I think an example showing that $\sigma_1$ and $\sigma_2$ are conjugate would be convincing enough.
On
Ah, $\sigma_1$ and $\sigma_2$ is easy. In the braid group $B_{n+1}$ on $n+1$ strands, take $\sigma_1 \cdots \sigma_n$. We'll show that $$(\sigma_1 \cdots \sigma_n)\sigma_1(\sigma_1 \cdots \sigma_n)^{-1} = \sigma_2$$ By repeated application of far commutativity, we have \begin{align*} \sigma_1 \cdots \sigma_n \sigma_1 \sigma_n^{-1} \cdots \sigma_1^{-1} &= \sigma_1\sigma_2\sigma_1\sigma_3\cdots\sigma_n\sigma_n^{-1} \cdots \sigma_1^{-1} \\ &= \sigma_1\sigma_2\sigma_1\sigma_2^{-1}\sigma_1^{-1}. \end{align*}
Applying the braid relation $\sigma_i\sigma_{i+1}\sigma_i = \sigma_{i+1}\sigma_i\sigma_{i+1}$ gives the desired result.

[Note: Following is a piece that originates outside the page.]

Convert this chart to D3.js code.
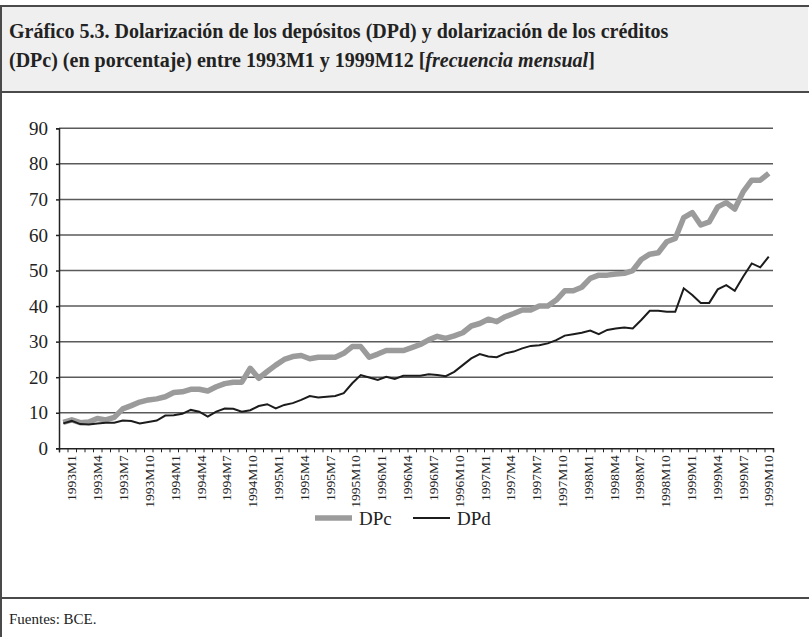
<!DOCTYPE html>
<html>
<head>
<meta charset="utf-8">
<script src="https://cdn.jsdelivr.net/npm/d3@7/dist/d3.min.js"></script>
<style>
  body { margin: 0; background: #fff; }
  svg { display: block; font-family: "Liberation Serif", "DejaVu Serif", serif; }
</style>
</head>
<body>
<div id="chart"></div>
<script>
// categories: monthly, 1993M1 .. 1999M12
const years = [1993, 1994, 1995, 1996, 1997, 1998, 1999];
const months = years.flatMap(y => d3.range(1, 13).map(m => `${y}M${m}`));

const tickLabels = [
  "1993M1", "1993M4", "1993M7", "1993M10", "1994M1", "1994M4", "1994M7", "1994M10",
  "1995M1", "1995M4", "1995M7", "1995M10", "1996M1", "1996M4", "1996M7", "1996M10",
  "1997M1", "1997M4", "1997M7", "1997M10", "1998M1", "1998M4", "1998M7", "1998M10",
  "1999M1", "1999M4", "1999M7", "1999M10"
];
const yTicks = [0, 10, 20, 30, 40, 50, 60, 70, 80, 90];

// dolarización de los créditos
const dpc = [
  7.3, 8.0, 7.2, 7.4, 8.4, 8.0, 8.7, 11.1, 12.0, 13.0,
  13.6, 13.9, 14.5, 15.7, 15.9, 16.6, 16.6, 16.1, 17.3, 18.2,
  18.6, 18.6, 22.5, 19.7, 21.6, 23.4, 25.0, 25.8, 26.1, 25.2,
  25.6, 25.6, 25.6, 26.7, 28.6, 28.6, 25.6, 26.5, 27.5, 27.5,
  27.5, 28.3, 29.2, 30.5, 31.5, 30.9, 31.6, 32.5, 34.4, 35.1,
  36.3, 35.6, 37.0, 37.9, 38.9, 38.9, 40.0, 40.0, 41.7, 44.3,
  44.3, 45.3, 47.8, 48.7, 48.7, 49.0, 49.2, 50.0, 53.1, 54.6,
  55.0, 58.1, 59.0, 64.9, 66.3, 62.8, 63.7, 67.9, 69.1, 67.3,
  72.2, 75.4, 75.4, 77.3
];
// dolarización de los depósitos
const dpd = [
  7.0, 7.7, 6.8, 6.7, 7.0, 7.2, 7.2, 7.8, 7.7, 7.0,
  7.4, 7.8, 9.2, 9.3, 9.7, 10.8, 10.3, 8.9, 10.3, 11.2,
  11.1, 10.3, 10.7, 11.9, 12.4, 11.2, 12.2, 12.7, 13.6, 14.7,
  14.3, 14.5, 14.7, 15.5, 18.3, 20.6, 19.9, 19.2, 20.1, 19.5,
  20.4, 20.4, 20.4, 20.8, 20.6, 20.3, 21.5, 23.4, 25.3, 26.5,
  25.8, 25.6, 26.7, 27.2, 28.1, 28.8, 29.0, 29.5, 30.4, 31.7,
  32.1, 32.5, 33.1, 32.1, 33.3, 33.7, 34.0, 33.7, 36.1, 38.7,
  38.7, 38.4, 38.4, 45.0, 43.1, 40.9, 40.9, 44.7, 45.9, 44.3,
  48.3, 52.0, 50.9, 53.9
];

const width = 809;
const height = 637;
const plot = { left: 59, right: 773, top: 128.3, bottom: 448.3 };

const svg = d3.select("#chart")
  .append("svg")
  .attr("width", width)
  .attr("height", height);

//Frame: title box, chart box, source box
svg.append("rect")
  .attr("x", 1).attr("y", 6)
  .attr("width", width - 2).attr("height", 86)
  .attr("fill", "#efefef");
svg.append("rect")
  .attr("x", 1).attr("y", 6)
  .attr("width", width + 10).attr("height", height + 10)
  .attr("fill", "none")
  .attr("stroke", "#4a4a4a")
  .attr("stroke-width", 2);
[92, 598].forEach(yy => {
  svg.append("line")
    .attr("x1", 1).attr("x2", width)
    .attr("y1", yy).attr("y2", yy)
    .attr("stroke", "#4a4a4a")
    .attr("stroke-width", 2);
});

//Title
const title = svg.append("text")
  .attr("x", 9)
  .attr("font-size", 20)
  .attr("font-weight", "bold")
  .attr("fill", "#222");
title.append("tspan").attr("x", 9).attr("y", 38)
  .text("Gráfico 5.3. Dolarización de los depósitos (DPd) y dolarización de los créditos");
const l2 = title.append("tspan").attr("x", 9).attr("y", 67);
l2.append("tspan").text("(DPc) (en porcentaje) entre 1993M1 y 1999M12 [");
l2.append("tspan").attr("font-style", "italic").text("frecuencia mensual");
l2.append("tspan").text("]");

//Scales
const x = d3.scaleBand()
  .domain(months)
  .range([plot.left, plot.right]);
const xIdx = d3.scaleLinear()
  .domain([0, months.length])
  .range([plot.left, plot.right]);
const y = d3.scaleLinear()
  .domain([0, 90])
  .range([plot.bottom, plot.top]);
const xLab = d3.scalePoint()
  .domain(tickLabels)
  .range([x(months[1]) + x.bandwidth() / 2, x(months[months.length - 1]) + x.bandwidth() / 2]);

//Gridlines
svg.append("g")
  .selectAll("line")
  .data(yTicks.filter(d => d > 0))
  .enter().append("line")
  .attr("x1", plot.left).attr("x2", plot.right)
  .attr("y1", d => y(d)).attr("y2", d => y(d))
  .attr("stroke", "#5a5a5a")
  .attr("stroke-width", 1.5);

//Y axis
const yAxis = svg.append("g")
  .attr("transform", `translate(${plot.left},0)`)
  .call(d3.axisLeft(y).tickValues(yTicks).tickSize(3).tickPadding(8));
yAxis.select(".domain").attr("stroke", "#222").attr("stroke-width", 1.5);
yAxis.selectAll(".tick line").attr("stroke", "#222").attr("stroke-width", 1.5);
yAxis.selectAll(".tick text")
  .attr("font-family", "Liberation Serif, serif")
  .attr("font-size", 19)
  .attr("fill", "#222");

//X axis: ticks between months
const xAxis = svg.append("g")
  .attr("transform", `translate(0,${plot.bottom})`)
  .call(d3.axisBottom(xIdx).tickValues(d3.range(0, months.length + 1)).tickSize(4).tickFormat(""));
xAxis.select(".domain").attr("stroke", "#222").attr("stroke-width", 1.5);
xAxis.selectAll(".tick line").attr("stroke", "#222");

svg.append("g")
  .selectAll("text")
  .data(tickLabels)
  .enter().append("text")
  .attr("transform", d => `translate(${xLab(d)},${plot.bottom + 7}) rotate(-90)`)
  .attr("text-anchor", "end")
  .attr("dy", "0.35em")
  .attr("font-size", 13.5)
  .attr("fill", "#222")
  .text(d => d);

//Lines
const line = d3.line()
  .x((d, i) => x(months[i]) + x.bandwidth() / 2)
  .y(d => y(d));

svg.append("path")
  .datum(dpc)
  .attr("fill", "none")
  .attr("stroke", "#9b9b9b")
  .attr("stroke-width", 5.5)
  .attr("stroke-linejoin", "round")
  .attr("d", line);

svg.append("path")
  .datum(dpd)
  .attr("fill", "none")
  .attr("stroke", "#1c1c1c")
  .attr("stroke-width", 2)
  .attr("d", line);

//Legend
const legend = [
  { label: "DPc", color: "#9b9b9b", w: 5.5, x: 315 },
  { label: "DPd", color: "#1c1c1c", w: 2, x: 413 }
];
const lg = svg.append("g").attr("transform", "translate(0,518)");
legend.forEach(d => {
  lg.append("line")
    .attr("x1", d.x).attr("x2", d.x + 37)
    .attr("stroke", d.color)
    .attr("stroke-width", d.w);
  lg.append("text")
    .attr("x", d.x + 44)
    .attr("dy", "0.35em")
    .attr("font-size", 19)
    .attr("fill", "#222")
    .text(d.label);
});

//Source
svg.append("text")
  .attr("x", 9)
  .attr("y", 624)
  .attr("font-size", 15)
  .attr("fill", "#222")
  .text("Fuentes: BCE.");
</script>
</body>
</html>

Now that I've seen this, I can generalize a bit: conjugation of $\sigma_i$ by $\sigma_i \cdots \sigma_n$ (for $i < n$) gives $\sigma_{i+1}$. Actually, in fact, by the same argument as above, except with applications of far commutativity again at the very end, one can see that
$$(\sigma_1 \cdots \sigma_n)\sigma_i(\sigma_1 \cdots \sigma_n)^{-1} = \sigma_{i+1}$$
For adjacent generators, an easier way to see that they are conjugate is to use $\sigma_i\sigma_{i+1}.$ Then after only applying the braid relation, we'll get $$(\sigma_i\sigma_{i+1})\sigma_i(\sigma_i\sigma_{i+1})^{-1} = \sigma_{i+1}.$$
EDIT: Another thought
Conjugation of $\sigma_1$ by the garside braid gives $\sigma_n.$
Here is a conjugate of $\sigma_2$ that is equal to $\sigma_1$:
Algebraically, this is the relation $\sigma_2\sigma_1\sigma_2\sigma_1^{-1}\sigma_2^{-1} = \sigma_1$, which is just another way of writing the braid relation. A similar argument shows that $\sigma_i$ and $\sigma_{i+1}$ are conjugate for each $i$, which proves that all of the generators are conjugate to one another.